10.30.18 CTK Protest

LSU students protest outside of Christ the King Catholic Church on Tuesday, Oct. 30, 2018.

Christians claim to love and accept all of God’s children — that is, unless he or she is a part of the LGBTQ community.

Spectrum, an LGBTQ student organization at the University, protested peacefully across from Christ the King Catholic Church in response to the Rev. Phillip Bochanski’s talk, “Welcoming and Accompanying our Brothers & Sisters with Same-Sex Attraction.”

At the event, the reverend defined different types of love and expressed how LGBTQ people should be embraced. Bochanski said the inclinations of homosexuality aren’t a sin, but acting on those desires is wrong in God’s eyes. He highlighted the importance of having faith in God and living for God.

Bochanski advised his audience, some of whom were students, to reach out to nearby chapters of Courage International. This organization, of which Bochanski is the executive director, condemns homosexuals from acting on same-sex attraction and advises gay people to remain celibate.

Bochanski’s message, like most pastors who acknowledge the LGBTQ community, is contradictory. LGBTQ Christians, who want to be accepted by God and the Church family, often leave a place of worship feeling alienated, misunderstood or guilty. Some stray from their religion because they don’t feel worthy enough for God or are exhausted from the frequent criticism.

“When God wants us to follow him, it often involves great sacrifices, and it feels really hard to let go of things that are so close to who we are. But whenever he asks us to make a great sacrifice, it’s because he knows us and loves us,” Bochanski said.

Bochanski emphasized the importance of Christians opening their arms to LGBTQ people, but negates the concepts of love by encouraging LGBTQ Christians to chase chastity. Gay people shouldn’t have to choose between their faith and who they love because the two are intertwined. If they sacrifice true identity for faith, then LGBTQ Christians are pleasing homophobes, not God.

“We love them,” said elementary education junior Maggie Hoover, who attended the talk. “We don’t want it to be a shameful thing.”

Shame is inevitable when gay people are constantly told something is wrong with them because God, someone they love deeply, is disappointed in their inclinations.

Christians need to stop “saving” gays and instead, reflect on the way they are approaching the LGBTQ community. It’s manipulative when Christians tell gay people they accept and love them but always maim their sexuality, using God as the weapon.

Christ the King is a well-respected church on campus, but LGBTQ Christians deserve a place where they can serve God and not feel isolated. It should be possible for students to meet in one of the University’s buildings and learn more about God without being attacked or called sinful.
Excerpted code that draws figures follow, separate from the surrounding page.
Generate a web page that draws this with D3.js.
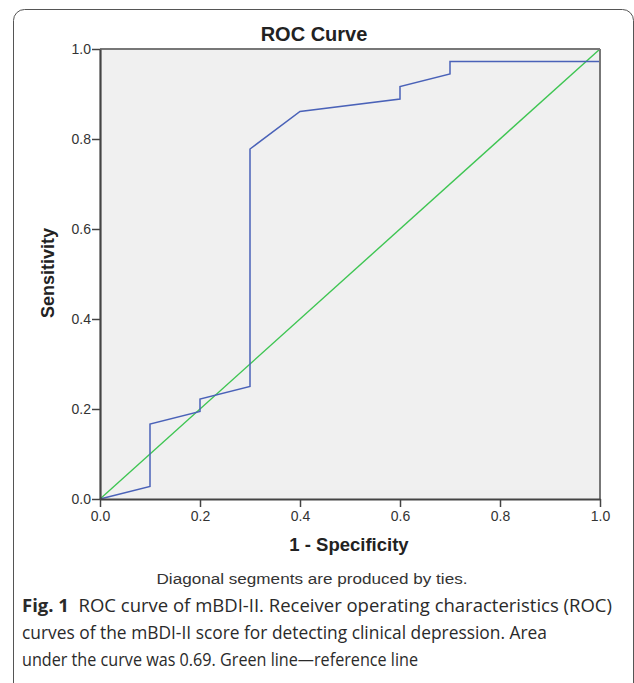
<!DOCTYPE html>
<html><head><meta charset="utf-8">
<script src="https://cdn.jsdelivr.net/npm/d3@7"></script>
<style>html,body{margin:0;padding:0;background:#fff;}svg{display:block;}
.axis text{font-family:"Liberation Sans",Arial,sans-serif;font-size:14px;fill:#333;}</style>
</head><body>
<svg id="c" width="634" height="683"></svg>
<script>
// ROC curve points (1 - Specificity, Sensitivity)
const fpr = [0, 0.1, 0.1, 0.2, 0.2, 0.3, 0.3, 0.4, 0.6, 0.6, 0.7, 0.7, 1.0, 1.0];
const tpr = [0, 1/36, 6/36, 7/36, 8/36, 9/36, 28/36, 31/36, 32/36, 33/36, 34/36, 35/36, 35/36, 1.0];
const refX = [0, 1];
const refY = [0, 1];
const tickValues = [0, 0.2, 0.4, 0.6, 0.8, 1.0];
const titleText = "ROC Curve";
const xTitle = "1 - Specificity";
const yTitle = "Sensitivity";
const note = "Diagonal segments are produced by ties.";
const captionLines = [
  ["Fig. 1", "  ROC curve of mBDI-II. Receiver operating characteristics (ROC)"],
  ["", "curves of the mBDI-II score for detecting clinical depression. Area"],
  ["", "under the curve was 0.69. Green line\u2014reference line"]
];
const captionWidths = [590, 525, 396];

const svg = d3.select("#c");
const sans = "Liberation Sans, Arial, sans-serif";
// outer frame
svg.append("rect").attr("x", 13.5).attr("y", 9.5).attr("width", 620).attr("height", 700)
  .attr("rx", 11).attr("fill", "none").attr("stroke", "#555").attr("stroke-width", 1);

const x = d3.scaleLinear().domain([0, 1]).range([100, 600]);
const y = d3.scaleLinear().domain([0, 1]).range([499, 49]);

svg.append("rect").attr("x", x(0)).attr("y", y(1)).attr("width", x(1) - x(0)).attr("height", y(0) - y(1))
  .attr("fill", "#f0f0f0");

const line = d3.line().x(d => x(d[0])).y(d => y(d[1]));
svg.append("path").datum(refX.map((v, i) => [v, refY[i]])).attr("d", line)
  .attr("fill", "none").attr("stroke", "#3ec552").attr("stroke-width", 1.4);
svg.append("path").datum(fpr.map((v, i) => [v, tpr[i]])).attr("d", line)
  .attr("fill", "none").attr("stroke", "#4a62b8").attr("stroke-width", 1.5);

// top & right frame
svg.append("line").attr("x1", x(0)).attr("x2", x(1)).attr("y1", y(1)).attr("y2", y(1))
  .attr("stroke", "#777").attr("stroke-width", 2);
svg.append("line").attr("x1", x(1)).attr("x2", x(1)).attr("y1", y(1)).attr("y2", y(0))
  .attr("stroke", "#777").attr("stroke-width", 2);

const fmt = d3.format(".1f");
const ax = svg.append("g").attr("class", "axis").attr("transform", `translate(0,${y(0)})`)
  .call(d3.axisBottom(x).tickValues(tickValues).tickFormat(fmt).tickSize(8).tickSizeOuter(0));
const ay = svg.append("g").attr("class", "axis").attr("transform", `translate(${x(0)},0)`)
  .call(d3.axisLeft(y).tickValues(tickValues).tickFormat(fmt).tickSize(8).tickSizeOuter(0));
[ax, ay].forEach(g => {
  g.attr("font-size", 14).attr("font-family", sans);
  g.select(".domain").attr("stroke", "#444").attr("stroke-width", 2.2);
  g.selectAll(".tick line").attr("stroke", "#444").attr("stroke-width", 1.5);
  g.selectAll(".tick text").attr("font-size", 14).attr("fill", "#333");
});
ax.selectAll(".tick text").attr("y", 10).attr("dy", "0.85em");
ay.selectAll(".tick text").attr("x", -9);

svg.append("text").attr("x", 314).attr("y", 41).attr("text-anchor", "middle")
  .style("font-family", sans).attr("font-weight", "bold").style("font-size", "20px")
  .attr("fill", "#222").text(titleText);
svg.append("text").attr("x", 349).attr("y", 551).attr("text-anchor", "middle")
  .style("font-family", sans).attr("font-weight", "bold").style("font-size", "18.5px")
  .attr("fill", "#222").text(xTitle);
svg.append("text").attr("transform", "translate(54,273) rotate(-90)").attr("text-anchor", "middle")
  .style("font-family", sans).attr("font-weight", "bold").style("font-size", "18px")
  .attr("fill", "#222").text(yTitle);
svg.append("text").attr("x", 312).attr("y", 584).attr("text-anchor", "middle")
  .style("font-family", sans).style("font-size", "15.5px")
  .attr("textLength", 311).attr("lengthAdjust", "spacingAndGlyphs")
  .attr("fill", "#333").text(note);

const cap = svg.append("g").style("font-family", "Open Sans, sans-serif").style("font-size", "17.5px").attr("fill", "#2a2a2a");
captionLines.forEach((l, i) => {
  const t = cap.append("text").attr("x", 22).attr("y", 612 + i * 27)
    .attr("textLength", captionWidths[i]).attr("lengthAdjust", "spacingAndGlyphs");
  if (l[0]) t.append("tspan").attr("font-weight", "bold").text(l[0]);
  t.append("tspan").style("white-space", "pre").text(l[1]);
});
</script>
</body></html>
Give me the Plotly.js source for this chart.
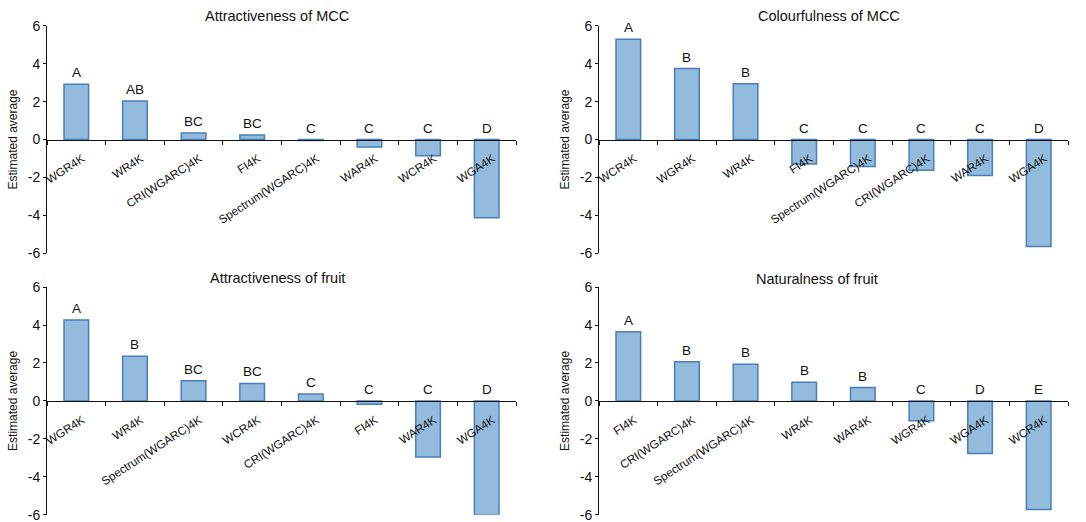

I’m tired of people using religion as the reason they judge the LGBTQ community when, in reality, they’re just uncomfortable seeing two people of the same sex showing affection to each other.

I respect Christians who don’t support same-sex attraction, but pinning responsibility for their hate speech on LGBTQ Christians is hypocritical. No one is free of sin, so why judge?

Jasmine Edmonson is a 20-year-old mass communication sophomore from Denham Springs, Louisiana.